The new global tinderbox: it’s not your mother’s cold war

by MICHAEL T. KLARE

ILLUSTRATION/Elise Swain/The Intercept. National Archives/Getty Images

When it comes to relations between Donald Trump’s America, Vladimir Putin’s Russia, and Xi Jinping’s China, observers everywhere are starting to talk about a return to an all-too-familiar past. “Now we have a new Cold War,” commented Russia expert Peter Felgenhauer in Moscow after President Trump recently announced plans to withdraw from the Intermediate-Range Nuclear Forces (INF) Treaty. The Trump administration is “launching a new Cold War,” said historian Walter Russell Mead in the Wall Street Journal, following a series of anti-Chinese measures approved by the president in October. And many others are already chiming in.

Recent steps by leaders in Washington, Moscow, and Beijing may seem to lend credence to such a “new Cold War” narrative, but in this case history is no guide. Almost two decades into the twenty-first century, what we face is not some mildly updated replica of last century’s Cold War, but a new and potentially even more dangerous global predicament.

The original Cold War, which lasted from the late 1940s until the collapse of the Soviet Union in 1991, posed a colossal risk of thermonuclear annihilation. At least after the Cuban Missile Crisis of 1962, however, it also proved a remarkably stable situation in which, despite local conflicts of many sorts, the United States and the Soviet Union both sought to avoid the kinds of direct confrontations that might have triggered a mutual catastrophe. In fact, after confronting the abyss in 1962, the leaders of both superpowers engaged in a complex series of negotiations leading to substantial reductions in their nuclear arsenals and agreements intended to reduce the risk of a future Armageddon.

What others are now calling the New Cold War — but I prefer to think of as a new global tinderbox — bears only the most minimal resemblance to that earlier period. As before, the United States and its rivals are engaged in an accelerating arms race, focused on nuclear and “conventional” weaponry of ever-increasing range, precision, and lethality. All three countries, in characteristic Cold War fashion, are also lining up allies in what increasingly looks like a global power struggle.

It’s a Tripolar World, Baby

In the original Cold War, the bipolar struggle between Moscow and Washington — the last two superpowers left on planet Earth after centuries of imperial rivalry — seemed to determine everything that occurred on the world stage. This, of course, entailed great danger, but also enabled leaders on each side to adopt a common understanding of the need for nuclear restraint in the interest of mutual survival.

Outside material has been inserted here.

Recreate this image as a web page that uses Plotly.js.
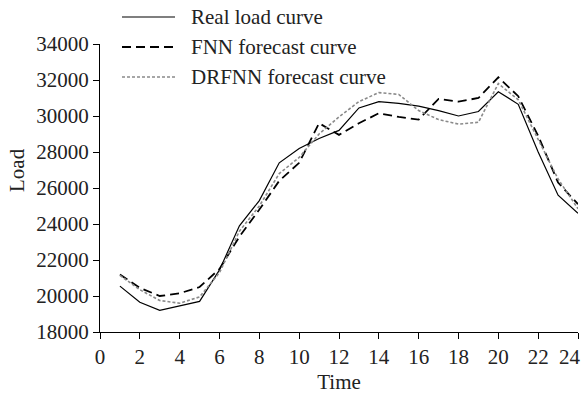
<!DOCTYPE html>
<html>
<head>
<meta charset="utf-8">
<script src="https://cdn.plot.ly/plotly-3.0.1.min.js"></script>
<style>html,body{margin:0;padding:0;background:#fff;}#chart{width:584px;height:396px;}</style>
</head>
<body>
<div id="chart"></div>
<script>
const hours = [1,2,3,4,5,6,7,8,9,10,11,12,13,14,15,16,17,18,19,20,21,22,23,24];
const realLoad = [20550,19650,19200,19450,19700,21450,23900,25300,27400,28200,28750,29200,30450,30800,30700,30550,30300,30000,30250,31350,30650,28000,25600,24600];
const fnnForecast = [21200,20450,20000,20150,20500,21500,23300,24800,26400,27400,29600,28950,29600,30150,29950,29800,30950,30800,31000,32150,31100,28900,26300,25100];
const drfnnForecast = [21150,20350,19750,19600,19950,21300,23600,25000,26800,27700,29000,29950,30800,31300,31200,30300,29800,29550,29650,31800,30900,28700,26500,24850];
const seriesNames = ["Real load curve","FNN forecast curve","DRFNN forecast curve"];
const xTicks = [0,2,4,6,8,10,12,14,16,18,20,22,24];
const yTicks = [18000,20000,22000,24000,26000,28000,30000,32000,34000];

const styles = [
  {color:"#000000", width:1.2, dash:"solid"},
  {color:"#000000", width:1.8, dash:"9px,5px"},
  {color:"#8a8a8a", width:1.6, dash:"3px,2px"}
];
const seriesData = [realLoad, fnnForecast, drfnnForecast];

const traces = seriesData.map((ys,i)=>({
  x: hours, y: ys, type:"scatter", mode:"lines", name: seriesNames[i],
  line: {color: styles[i].color, width: styles[i].width, dash: styles[i].dash},
  showlegend:false
}));

const font = {family:"Liberation Serif, Times New Roman, serif", size:21, color:"#222"};

// manual legend
const L = 100, W = 478, B = 332, H = 288;
const px = p => (p - L)/W;
const py = p => (B - p)/H;
const legendRows = [17, 47, 77];
const shapes = [], annotations = [];
seriesNames.forEach((n,i)=>{
  shapes.push({type:"line", xref:"paper", yref:"paper", x0:px(122), x1:px(175), y0:py(legendRows[i]), y1:py(legendRows[i]),
    line:{color:styles[i].color, width:styles[i].width, dash:styles[i].dash}});
  annotations.push({xref:"paper", yref:"paper", x:px(189), y:py(legendRows[i]), xanchor:"left", yanchor:"middle",
    text:n, showarrow:false, font:font});
});
annotations.push({xref:"paper", yref:"paper", x:px(17), y:py(170), xanchor:"center", yanchor:"middle",
  text:"Load", textangle:-90, showarrow:false, font:font});
// last x tick label, kept inside the page edge
const lastTick = xTicks[xTicks.length-1];
annotations.push({xref:"paper", yref:"paper", x:px(583), y:py(357), xanchor:"right", yanchor:"middle",
  text:String(lastTick), showarrow:false, font:font});

const layout = {
  width:584, height:396,
  margin:{l:100, r:6, t:44, b:64},
  paper_bgcolor:"#fff", plot_bgcolor:"#fff",
  font: font,
  showlegend:false,
  xaxis:{range:[0,24], tickvals:xTicks, ticktext:xTicks.map(v => v===lastTick ? "" : String(v)), ticks:"outside", ticklen:6, tickwidth:1, tickcolor:"#000",
    showline:true, linecolor:"#000", linewidth:1, showgrid:false, zeroline:false,
    title:{text:"Time", font:font, standoff:6}, tickfont:font},
  yaxis:{range:[18000,34000], tickvals:yTicks, ticktext:yTicks.map(String), ticks:"outside", ticklen:6, tickwidth:1, tickcolor:"#000",
    showline:true, linecolor:"#000", linewidth:1, showgrid:false, zeroline:false, tickfont:font},
  shapes: shapes,
  annotations: annotations
};

Plotly.newPlot("chart", traces, layout, {displayModeBar:false, staticPlot:true});
</script>
</body>
</html>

The bipolar world of the Cold War was followed by what many observers saw as a “unipolar moment,” in which the United States, the “last superpower,” dominated the world stage. During this period, which lasted from the collapse of the Soviet Union to the Russian annexation of Crimea in 2014, Washington largely set the global agenda and, when minor challengers arose — think Iraq’s Saddam Hussein — employed overwhelming military power to crush them. Those foreign engagements, however, consumed huge sums of money and tied down American forces in remarkably unsuccessful wars across a vast arc of the planet, while Moscow and Beijing — neither so wealthy nor so encumbered — were able to begin their own investment in military modernization and geopolitical outreach.

Today, the “unipolar moment” has vanished and we are in what can only be described as a tripolar world. All three rivals possess outsized military establishments with vast arrays of conventional and nuclear weapons. China and Russia have now joined the United States (even if on a more modest scale) in extending their influence beyond their borders diplomatically, economically, and militarily. More importantly, all three rivals are led by highly nationalistic leaders, each determined to advance his country’s interests.

A tripolar world, almost by definition, will be markedly different from either a bipolar or a unipolar one and conceivably far more discordant, with Donald Trump’s Washington potentially provoking crises with Moscow at one moment and Beijing the next, without apparent reason. In addition, a tripolar world is likely to encompass more potential flash points. During the whole Cold War era, there was one crucial line of confrontation between the two major powers: the boundary between NATO and the Warsaw Pact nations in Europe. Any flare-up along that line could indeed have triggered a major commitment of force on both sides and, in all likelihood, the use of so-called tactical or theater atomic weapons, leading almost inevitably to full-scale thermonuclear combat. Thanks to such a risk, the leaders of those superpowers eventually agreed to various de-escalatory measures, including the about-to-be-cancelled INF Treaty of 1987 that banned the deployment of medium-range ground-launched missiles capable of triggering just such a spiral of ultimate destruction.